Take three women. Add a dash of humour, a pinch of earnestness, a large quantity of learning and a receptive audience, and you have the recipe for an evening of entertainment mixed with illuminating insight.
The Similarities of Difference was a panel discussion hosted by the Bahá’í community on May 19th at the Bahá’í Centre in Dublin. During it, three women – Roja Fazaeli of Trinity College, author Bahiyyih Nakhjavani and Sarah Sabour Chadwick of DIT – reflected on their experiences of being different: an Iranian woman with a Presbyterian, American husband adjusting to life in Ireland; an Iranian-born baby, raised in Africa and now living in Europe; and an Irish woman with an Iraqi mother and an Irish father growing up in rural Cavan in the ‘eighties and ‘nineties.
But it was the similarities rather than the differences that came across most clearly. It is Dr. Fazaeli’s little girl who is bonding their diverse families together with great love. And for Sarah Sabour Chadwick, in reflecting on her own experiences as a child she realised that the work of acceptance and integration must begin with children who “have open hearts” and “who can integrate more easily than adults.”

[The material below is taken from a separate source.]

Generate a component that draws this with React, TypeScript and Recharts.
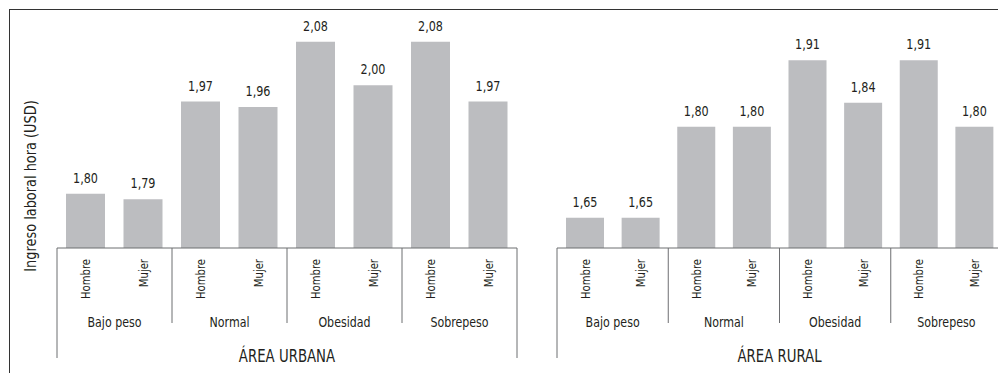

When children come together in natural ways integration happens automatically. And as the evening went on and the audience joined in on the discussion, it was suggested that if we can create natural spaces for adults to mix and get to know each other as well, then the work of integration becomes a natural, human process instead of simply a box ticking exercise. Bahiyyih Nakhjavani remarked in the course of the discussion, that some of those spaces can be just be places where the ordinary human stories of life and experiences are shared.
There was great audience interaction with the panel as the evening unfolded and experiences were shared. There were lots of laughs at hilarious stories of difference and all of the speakers spoke eloquently in describing, what was in the end, their basically similar experiences of being different. But in spite of the lively and engaged exchange of ideas and suggestions for ways forward at every level in society, it was clear that in the end it was the children who stole the night and gave the greatest hope for the future.